When we’d read enough to know we just had to publish it, we glanced back to Selby’s covering letter. There, she described the book as “an intertwining of sapphic histories and a fragmented, speculative, collective biography of queer feminists in turn-of-the-century Europe.” I liked that. I also enjoyed the rest of the letter, a lovely description of looking for some of our books during lockdown, the “excellent” sardines and ras el-hanout” that Selby was enjoying in Marseille - and - wait a minute.
Had this letter been written to us at the start of lockdown? Had this precious manuscript been waiting in our submission pile for over a year?

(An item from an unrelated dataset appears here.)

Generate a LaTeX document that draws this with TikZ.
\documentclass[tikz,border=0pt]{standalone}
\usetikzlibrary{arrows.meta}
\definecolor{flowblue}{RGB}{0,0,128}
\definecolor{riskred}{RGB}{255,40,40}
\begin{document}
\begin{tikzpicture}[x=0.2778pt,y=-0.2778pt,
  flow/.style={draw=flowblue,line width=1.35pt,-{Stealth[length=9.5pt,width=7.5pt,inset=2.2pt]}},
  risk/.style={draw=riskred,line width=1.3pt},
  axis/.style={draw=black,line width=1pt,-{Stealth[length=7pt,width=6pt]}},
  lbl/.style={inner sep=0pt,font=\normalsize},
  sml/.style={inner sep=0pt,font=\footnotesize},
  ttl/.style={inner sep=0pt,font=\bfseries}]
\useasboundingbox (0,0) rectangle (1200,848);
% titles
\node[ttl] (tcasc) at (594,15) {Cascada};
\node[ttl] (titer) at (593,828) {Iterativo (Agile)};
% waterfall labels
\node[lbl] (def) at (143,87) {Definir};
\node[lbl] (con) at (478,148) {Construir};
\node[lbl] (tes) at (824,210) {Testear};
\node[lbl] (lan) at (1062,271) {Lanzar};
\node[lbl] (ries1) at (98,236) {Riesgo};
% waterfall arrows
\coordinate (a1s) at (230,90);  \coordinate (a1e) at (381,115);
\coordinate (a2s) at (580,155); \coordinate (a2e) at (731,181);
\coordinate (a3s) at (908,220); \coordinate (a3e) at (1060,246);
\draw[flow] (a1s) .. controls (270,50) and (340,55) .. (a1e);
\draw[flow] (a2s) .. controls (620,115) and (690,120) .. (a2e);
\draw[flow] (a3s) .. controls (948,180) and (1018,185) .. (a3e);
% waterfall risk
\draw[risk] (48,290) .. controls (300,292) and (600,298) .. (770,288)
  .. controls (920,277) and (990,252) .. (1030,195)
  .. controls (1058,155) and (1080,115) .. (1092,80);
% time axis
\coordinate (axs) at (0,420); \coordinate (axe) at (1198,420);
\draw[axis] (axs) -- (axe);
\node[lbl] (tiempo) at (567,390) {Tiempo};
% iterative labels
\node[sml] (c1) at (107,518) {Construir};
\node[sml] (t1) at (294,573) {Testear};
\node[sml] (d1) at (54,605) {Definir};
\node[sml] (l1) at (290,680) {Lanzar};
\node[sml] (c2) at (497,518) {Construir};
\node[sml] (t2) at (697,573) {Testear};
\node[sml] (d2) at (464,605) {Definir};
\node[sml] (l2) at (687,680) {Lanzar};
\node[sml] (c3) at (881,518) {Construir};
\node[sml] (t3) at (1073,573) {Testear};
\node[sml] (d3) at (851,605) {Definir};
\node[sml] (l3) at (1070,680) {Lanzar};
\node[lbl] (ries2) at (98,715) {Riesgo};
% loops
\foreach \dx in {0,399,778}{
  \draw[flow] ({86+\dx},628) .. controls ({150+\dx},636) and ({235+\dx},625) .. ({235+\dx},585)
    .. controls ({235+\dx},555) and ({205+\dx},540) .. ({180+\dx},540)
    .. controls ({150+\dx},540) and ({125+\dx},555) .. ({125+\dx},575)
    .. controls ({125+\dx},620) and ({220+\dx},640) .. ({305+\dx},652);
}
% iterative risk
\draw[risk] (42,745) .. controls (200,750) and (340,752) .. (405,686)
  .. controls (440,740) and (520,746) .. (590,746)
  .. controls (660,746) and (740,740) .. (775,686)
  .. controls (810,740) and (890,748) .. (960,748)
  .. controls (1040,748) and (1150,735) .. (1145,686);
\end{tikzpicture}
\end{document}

Yep. In the interests of keeping it positive, I won’t say too much in this post about how long it takes us to read submissions and the accompanying guilt, sadness and frustration. So let’s just say: it takes time. And I’m always grateful when writers are patient.
Like Selby was. We didn’t even have to hold our breath for too long after we emailed to see if her book was still available. She wrote back within a few days. We talked. And then: we had something magical on our hands.
A year later, this happened:




What joy.
Fondly,
Sam
My last two posts on Substack were also sentimental journeys through the past - as well as laments about the present. I may be entering my anecdotage.
But then, I remind myself, I’ve always complained. I got my first break by saying disobliging things about Morecambe. (Long story. Will try to tell it some time.)
So maybe it’s not a symptom of ageing. Maybe it’s a symptom of being me. But rather than follow that thought stream to its logical conclusion, I’d like to try to turn things around. Hence this article. Which will be sunny. I hope.
Cortez. I know. I sometimes read this poem to 21-year-old university students. After I’ve explained what a killer Cortez was, we have a pretty interesting discussion about understanding context and how its still possible to appreciate what a writer may be saying, even if some of their references make us feel uncomfortable in the here and now. We also talk about what right we have to judge past generations. What makes us such paragons of virtue that we are able to decry their choices? And we ask, what might later generations think of our metaphors and ideas? Then we come back to the main point that standing on that peak, and seeing all the promise of those new worlds opening up before you - well it must have been incredible.
Or a thousand, if the writer is Lucy Ellmann.